Limitations & Future Work¶
- Dependency on Offline VLM/CLIP Quality: The prototype pool is built from LLaVA descriptions and CLIP filtering. Any noise in descriptions or CLIP alignment bias is solidified into the prototypes.
- Prototype Pool Scale: 6003 prototypes incur non-negligible memory and look-up overhead. The trade-off between representation and cost still has room for optimization.
- Limited Adaptability to Distribution Shift: While momentum updates help, the prototype skeleton is fixed during the offline phase, which might limit adaptation to entirely new semantic distributions not covered by the training set.

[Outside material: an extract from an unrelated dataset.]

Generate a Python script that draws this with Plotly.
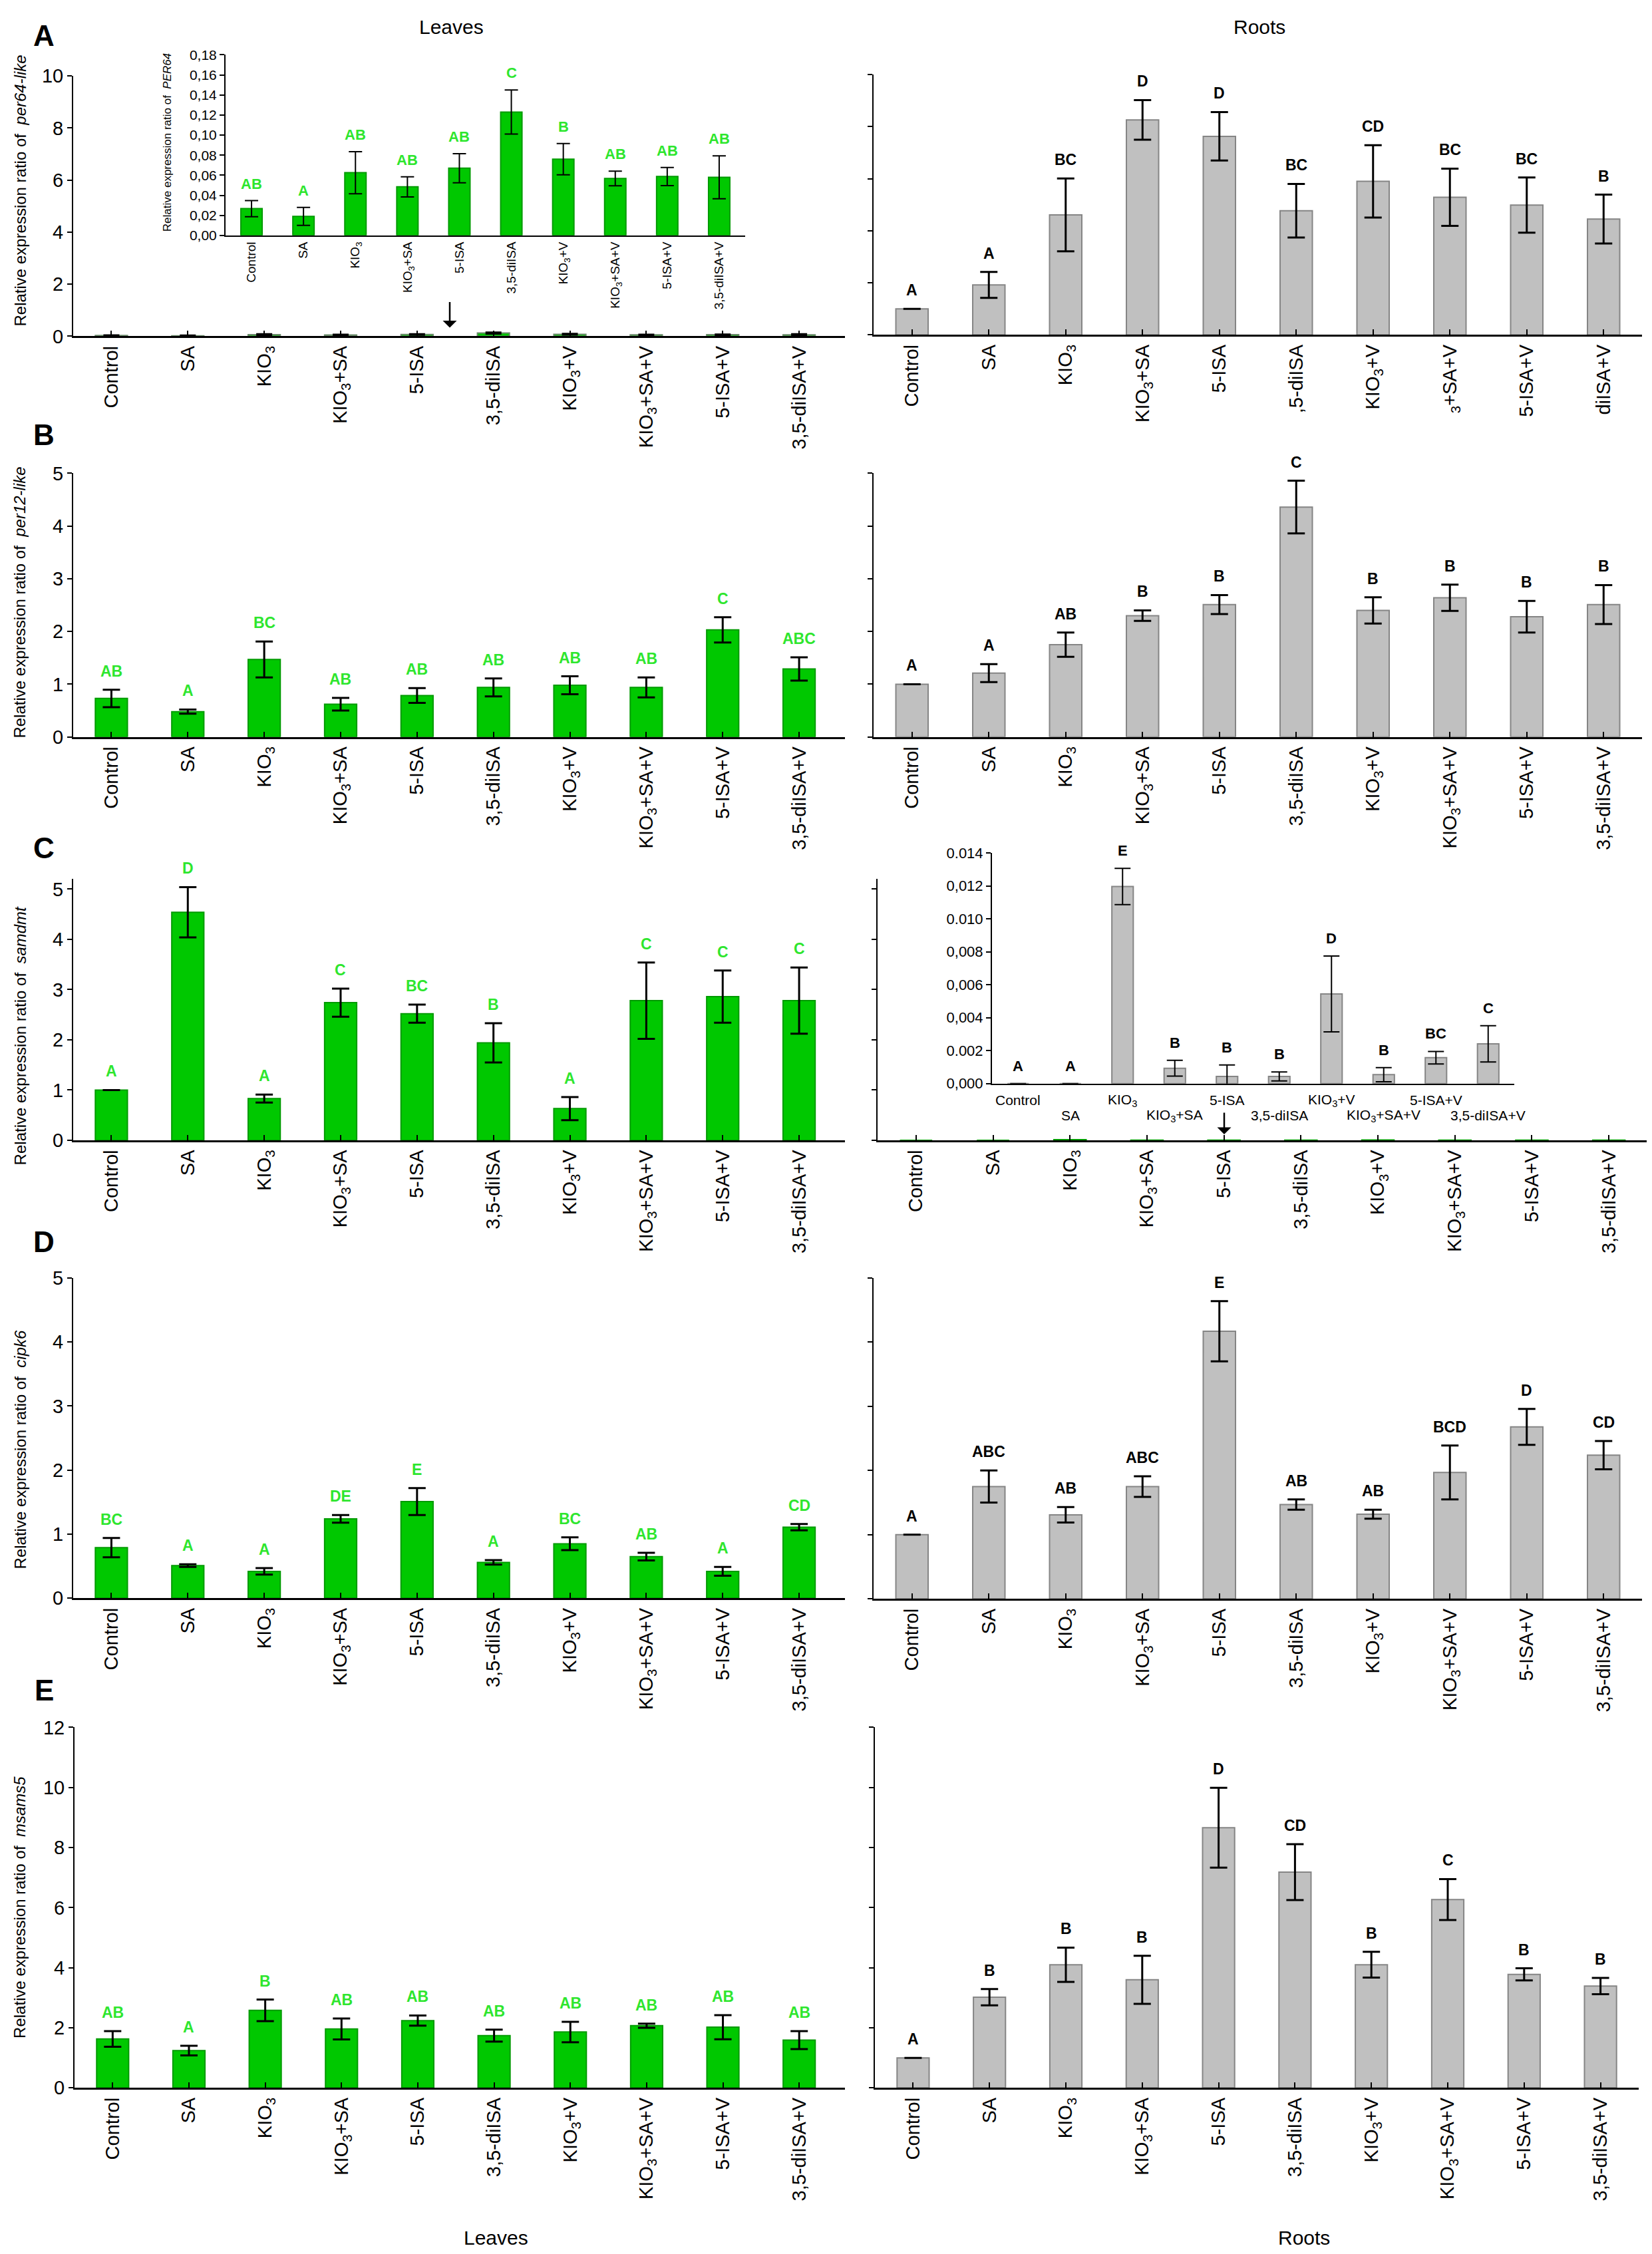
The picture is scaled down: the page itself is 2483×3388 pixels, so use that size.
import plotly.graph_objects as go

W, H = 2483, 3388

# ---------------- data ----------------
categories = ["Control", "SA", "KIO3", "KIO3+SA", "5-ISA", "3,5-diISA",
              "KIO3+V", "KIO3+SA+V", "5-ISA+V", "3,5-diISA+V"]
tick_labels = ["Control", "SA", "KIO<sub>3</sub>", "KIO<sub>3</sub>+SA", "5-ISA", "3,5-diISA",
               "KIO<sub>3</sub>+V", "KIO<sub>3</sub>+SA+V", "5-ISA+V", "3,5-diISA+V"]
# labels of the roots panel A as they appear (clipped) in the original
tick_labels_a_roots = ["Control", "SA", "KIO<sub>3</sub>", "KIO<sub>3</sub>+SA", "5-ISA", ",5-diISA",
                       "KIO<sub>3</sub>+V", "<sub>3</sub>+SA+V", "5-ISA+V", "diISA+V"]
inset_c_labels = ["Control", "SA", "KIO<sub>3</sub>", "KIO<sub>3</sub>+SA", "5-ISA", "3,5-diISA",
                  "KIO<sub>3</sub>+V", "KIO<sub>3</sub>+SA+V", "5-ISA+V", "3,5-diISA+V"]

# A: per64-like
a_leaves = [0.0267, 0.019, 0.0625, 0.0484, 0.067, 0.123, 0.076, 0.0567, 0.0587, 0.058]
a_leaves_err = [0.008, 0.009, 0.021, 0.010, 0.0145, 0.022, 0.0156, 0.0073, 0.009, 0.0214]
a_leaves_let = ["AB", "A", "AB", "AB", "AB", "C", "B", "AB", "AB", "AB"]
a_roots = [1.0, 1.92, 4.61, 8.26, 7.63, 4.77, 5.90, 5.29, 4.99, 4.45]
a_roots_err = [0.0, 0.50, 1.40, 0.76, 0.93, 1.03, 1.39, 1.10, 1.06, 0.94]
a_roots_let = ["A", "A", "BC", "D", "D", "BC", "CD", "BC", "BC", "B"]

# B: per12-like
b_leaves = [0.73, 0.48, 1.47, 0.62, 0.785, 0.94, 0.98, 0.94, 2.03, 1.29]
b_leaves_err = [0.165, 0.04, 0.34, 0.12, 0.14, 0.17, 0.17, 0.19, 0.24, 0.22]
b_leaves_let = ["AB", "A", "BC", "AB", "AB", "AB", "AB", "AB", "C", "ABC"]
b_roots = [1.0, 1.21, 1.75, 2.30, 2.51, 4.36, 2.40, 2.64, 2.28, 2.51]
b_roots_err = [0.0, 0.17, 0.23, 0.10, 0.18, 0.50, 0.25, 0.25, 0.30, 0.37]
b_roots_let = ["A", "A", "AB", "B", "B", "C", "B", "B", "B", "B"]

# C: samdmt
c_leaves = [1.0, 4.54, 0.83, 2.74, 2.52, 1.94, 0.63, 2.78, 2.86, 2.78]
c_leaves_err = [0.0, 0.50, 0.08, 0.28, 0.18, 0.39, 0.23, 0.76, 0.52, 0.66]
c_leaves_let = ["A", "D", "A", "C", "BC", "B", "A", "C", "C", "C"]
c_roots = [0.0, 0.0, 0.01196, 0.00093, 0.00043, 0.00043, 0.00544, 0.00054, 0.00157, 0.00241]
c_roots_err = [0.0, 0.0, 0.0011, 0.00048, 0.0007, 0.00027, 0.0023, 0.00043, 0.00038, 0.0011]
c_roots_let = ["A", "A", "E", "B", "B", "B", "D", "B", "BC", "C"]

# D: cipk6
d_leaves = [0.79, 0.51, 0.42, 1.24, 1.51, 0.56, 0.85, 0.65, 0.42, 1.11]
d_leaves_err = [0.15, 0.02, 0.05, 0.06, 0.21, 0.035, 0.10, 0.06, 0.07, 0.05]
d_leaves_let = ["BC", "A", "A", "DE", "E", "A", "BC", "AB", "A", "CD"]
d_roots = [1.0, 1.75, 1.31, 1.75, 4.17, 1.47, 1.32, 1.97, 2.68, 2.24]
d_roots_err = [0.0, 0.25, 0.12, 0.16, 0.47, 0.08, 0.07, 0.42, 0.28, 0.22]
d_roots_let = ["A", "ABC", "AB", "ABC", "E", "AB", "AB", "BCD", "D", "CD"]

# E: msams5
e_leaves = [1.63, 1.24, 2.58, 1.96, 2.24, 1.74, 1.86, 2.07, 2.02, 1.59]
e_leaves_err = [0.26, 0.16, 0.36, 0.35, 0.17, 0.20, 0.34, 0.07, 0.40, 0.30]
e_leaves_let = ["AB", "A", "B", "AB", "AB", "AB", "AB", "AB", "AB", "AB"]
e_roots = [1.0, 3.02, 4.10, 3.60, 8.66, 7.18, 4.10, 6.27, 3.78, 3.39]
e_roots_err = [0.0, 0.27, 0.57, 0.80, 1.33, 0.93, 0.43, 0.68, 0.20, 0.27]
e_roots_let = ["A", "B", "B", "B", "D", "CD", "B", "C", "B", "B"]

genes = ["per64-like", "per12-like", "samdmt", "cipk6", "msams5"]
panel_letters = ["A", "B", "C", "D", "E"]

# ---------------- styles ----------------
GREEN, GREEN_EDGE, GREEN_TXT = "#00c800", "#009a00", "#2ee62e"
GREY, GREY_EDGE = "#c0c0c0", "#858585"
NARROW = "Liberation Sans Narrow, Arial Narrow, Liberation Sans, Arial"
SANS = "Liberation Sans, Arial, sans-serif"

fig = go.Figure()
layout = {}
annotations = []


def dom_x(x0, x1):
    return [x0 / W, x1 / W]


def dom_y(ytop, ybot):
    return [1 - ybot / H, 1 - ytop / H]


def add_axes(n, px, py, xrange, yrange, dtick, show_ylabels=True, ticklabels=None,
             xfont=29, yfont=29, yticktext=None, xtickinside=True, show_xlabels=True):
    xa = "xaxis" if n == 1 else f"xaxis{n}"
    ya = "yaxis" if n == 1 else f"yaxis{n}"
    yref = "y" if n == 1 else f"y{n}"
    xref = "x" if n == 1 else f"x{n}"
    layout[xa] = dict(
        domain=dom_x(*px), anchor=yref, type="category", range=xrange,
        tickmode="array", tickvals=categories,
        ticktext=ticklabels if ticklabels is not None else tick_labels,
        showticklabels=show_xlabels,
        tickangle=-90, tickfont=dict(family=SANS, size=xfont, color="black"),
        showline=True, linecolor="black", linewidth=3,
        ticks="inside" if xtickinside else "", ticklen=8, tickwidth=2, tickcolor="black",
        showgrid=False, zeroline=False, fixedrange=True,
    )
    yd = dict(
        domain=dom_y(*py), anchor=xref, range=yrange,
        showline=True, linecolor="black", linewidth=2,
        ticks="outside", ticklen=7, tickwidth=2, tickcolor="black",
        showgrid=False, zeroline=False, showticklabels=show_ylabels,
        tickfont=dict(family=NARROW, size=yfont, color="black"),
    )
    if yticktext is not None:
        yd.update(tickmode="array", tickvals=yticktext[0], ticktext=yticktext[1])
    else:
        yd.update(tickmode="linear", tick0=0, dtick=dtick)
    layout[ya] = yd
    return xref, yref


def add_bars(xref, yref, vals, errs, color, edge, letters=None, lcolor="black",
             cap=13, thick=3, lsize=23, lshift=13, width=0.42, show_err=True):
    fig.add_trace(go.Bar(
        x=categories, y=vals, xaxis=xref, yaxis=yref, width=width,
        marker=dict(color=color, line=dict(color=edge, width=2)),
        error_y=dict(type="data", array=errs, visible=show_err, color="black",
                     thickness=thick, width=cap),
        showlegend=False, hoverinfo="skip",
    ))
    if letters:
        for c, v, e, t in zip(categories, vals, errs, letters):
            annotations.append(dict(
                x=c, y=v + e, xref=xref, yref=yref, text=f"<b>{t}</b>",
                showarrow=False, xanchor="center", yanchor="bottom", yshift=lshift,
                font=dict(family=NARROW, size=lsize, color=lcolor),
            ))


LEFT_X = (102, 1262)
RIGHT_X = (1305, 2460)
LR = [-0.5, 9.6]
RR = [-0.5, 9.5]

# ---- A ----
xr, yr = add_axes(1, LEFT_X, (91, 486), LR, [0, 10], 2)
add_bars(xr, yr, a_leaves, a_leaves_err, GREEN, "#6a8a6a", cap=12)
xr, yr = add_axes(2, RIGHT_X, (89, 484), RR, [0, 10], 2, show_ylabels=False,
                  ticklabels=tick_labels_a_roots)
add_bars(xr, yr, a_roots, a_roots_err, GREY, GREY_EDGE, a_roots_let)
# inset A
inset_a_ticks = ([0, 0.02, 0.04, 0.06, 0.08, 0.10, 0.12, 0.14, 0.16, 0.18],
                 ["0,00", "0,02", "0,04", "0,06", "0,08", "0,10", "0,12", "0,14", "0,16", "0,18"])
xr, yr = add_axes(3, (331, 1112), (59, 333), [-0.5, 9.5], [0, 0.18], None,
                  xfont=19, yfont=21, yticktext=inset_a_ticks, xtickinside=False)
layout["xaxis3"]["linewidth"] = 2
add_bars(xr, yr, a_leaves, a_leaves_err, GREEN, GREEN_EDGE, a_leaves_let, lcolor=GREEN_TXT,
         cap=10, thick=2, lsize=22, lshift=11, width=0.41)

# ---- B ----
xr, yr = add_axes(4, LEFT_X, (694, 1094), LR, [0, 5], 1)
add_bars(xr, yr, b_leaves, b_leaves_err, GREEN, GREEN_EDGE, b_leaves_let, lcolor=GREEN_TXT)
xr, yr = add_axes(5, RIGHT_X, (694, 1094), RR, [0, 5], 1, show_ylabels=False)
add_bars(xr, yr, b_roots, b_roots_err, GREY, GREY_EDGE, b_roots_let)

# ---- C ----
xr, yr = add_axes(6, LEFT_X, (1309, 1706), LR, [0, 5.21], 1)
add_bars(xr, yr, c_leaves, c_leaves_err, GREEN, GREEN_EDGE, c_leaves_let, lcolor=GREEN_TXT)
xr, yr = add_axes(7, (1311, 2468), (1309, 1706), RR, [0, 5.21], 1, show_ylabels=False)
add_bars(xr, yr, c_roots, c_roots_err, GREEN, GREEN_EDGE, show_err=False)
# inset C
inset_c_ticks = ([0, 0.002, 0.004, 0.006, 0.008, 0.010, 0.012, 0.014],
                 ["0,000", "0.002", "0,004", "0,006", "0,008", "0.010", "0,012", "0.014"])
xr, yr = add_axes(8, (1483, 2268), (1270, 1620), [-0.5, 9.5], [0, 0.014], None,
                  yfont=22, yticktext=inset_c_ticks, xtickinside=False, show_xlabels=False)
layout["xaxis8"]["linewidth"] = 2
add_bars(xr, yr, c_roots, c_roots_err, GREY, GREY_EDGE, c_roots_let,
         cap=12, thick=2, lsize=22, lshift=12, width=0.41)
for i, (c, lab) in enumerate(zip(categories, inset_c_labels)):
    annotations.append(dict(
        x=c, y=0, xref=xr, yref=yr, text=lab, showarrow=False,
        xanchor="center", yanchor="middle", yshift=-25 if i % 2 == 0 else -48,
        font=dict(family=NARROW, size=21, color="black"),
    ))

# ---- D ----
xr, yr = add_axes(9, LEFT_X, (1915, 2401), LR, [0, 5], 1)
add_bars(xr, yr, d_leaves, d_leaves_err, GREEN, GREEN_EDGE, d_leaves_let, lcolor=GREEN_TXT)
xr, yr = add_axes(10, RIGHT_X, (1915, 2402), RR, [0, 5], 1, show_ylabels=False)
add_bars(xr, yr, d_roots, d_roots_err, GREY, GREY_EDGE, d_roots_let)

# ---- E ----
xr, yr = add_axes(11, (104, 1262), (2597, 3144), LR, [0, 12], 2)
add_bars(xr, yr, e_leaves, e_leaves_err, GREEN, GREEN_EDGE, e_leaves_let, lcolor=GREEN_TXT)
xr, yr = add_axes(12, (1307, 2455), (2597, 3144), RR, [0, 12], 2, show_ylabels=False)
add_bars(xr, yr, e_roots, e_roots_err, GREY, GREY_EDGE, e_roots_let)

# ---------------- text ----------------
def paper(xpx, ypx):
    return xpx / W, 1 - ypx / H


def ptext(txt, xp, yp, font, angle=0):
    px, py = paper(xp, yp)
    annotations.append(dict(x=px, y=py, xref="paper", yref="paper", showarrow=False,
                            xanchor="center", yanchor="middle", text=txt,
                            textangle=angle, font=font))


title_centres = [265, 890, 1548, 2176, 2870]
letter_y = [30, 636, 1262, 1860, 2540]
for g, yc, pl, ly in zip(genes, title_centres, panel_letters, letter_y):
    ptext(f"Relative expression ratio of  <i>{g}</i>", 22, yc,
          dict(family=SANS, size=24, color="black"), angle=-90)
    ptext(f"<b>{pl}</b>", 58, ly, dict(family=SANS, size=44, color="black"))

# inset A y title
ptext("Relative expression ratio of  <i>PER64</i>", 243, 192,
      dict(family=SANS, size=17, color="black"), angle=-90)

for txt, xp, yp in [("Leaves", 670, 17), ("Roots", 1885, 17), ("Leaves", 737, 3371), ("Roots", 1952, 3371)]:
    ptext(txt, xp, yp, dict(family=NARROW, size=30, color="black"))

# arrows pointing from the insets to their main plots
for xp, y0, y1 in [(668, 433, 473), (1832, 1663, 1697)]:
    hx, hy = paper(xp, y1)
    annotations.append(dict(x=hx, y=hy, ax=0, ay=-(y1 - y0), xref="paper", yref="paper",
                            axref="pixel", ayref="pixel", showarrow=True, arrowhead=1,
                            arrowsize=1.4, arrowwidth=2.5, arrowcolor="black", text=""))

layout.update(
    width=W, height=H, margin=dict(l=0, r=0, t=0, b=0),
    paper_bgcolor="white", plot_bgcolor="rgba(0,0,0,0)",
    annotations=annotations, barmode="group", bargap=0.5,
    showlegend=False,
)
fig.update_layout(**layout)
fig.write_html("out.html")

- Possible Typo in Table 4: The original text labels two columns as \(AP^{novel}_{50}\); the second should likely be \(AP^{base}_{50}\) based on context.
Related Work & Insights¶
- vs. ViLD / DK-DETR (Distillation Path): These distill VLM text embeddings into the detector, but inference remains coupled with a text encoder. DeCo-DETR solidifies semantics into offline prototypes, excelling in both latency and novel AP.
- vs. Grounding DINO (Fusion Path): Grounding DINO relies on BERT-Base online (~280ms). DeCo-DETR is vision-centric and runs at 135ms (~2× faster) with competitive accuracy.
- vs. CAKE: CAKE also attempts to reduce text dependency but struggles with fine-grained detection. DeCo-DETR outperforms CAKE by 3--6 points in novel AP across multiple OV-COCO settings due to hierarchical prototypes.
Rating¶
- Novelty: ⭐⭐⭐⭐ The dual decoupling (offline prototypes replacing online encoders + dual-stream gradient isolation) is a clear and convincing combined innovation.
- Experimental Thoroughness: ⭐⭐⭐⭐ Covers four OV-COCO settings + OV-LVIS + three backbones + multidimensional ablations.
- Writing Quality: ⭐⭐⭐⭐ Logical flow from motivation to experiment is sound, though minor typos exist in tables.
- Value: ⭐⭐⭐⭐ Provides a highly efficient "zero-text-encoder" direction for OVOD, significant for engineering deployment of DETR-based open-vocabulary detection.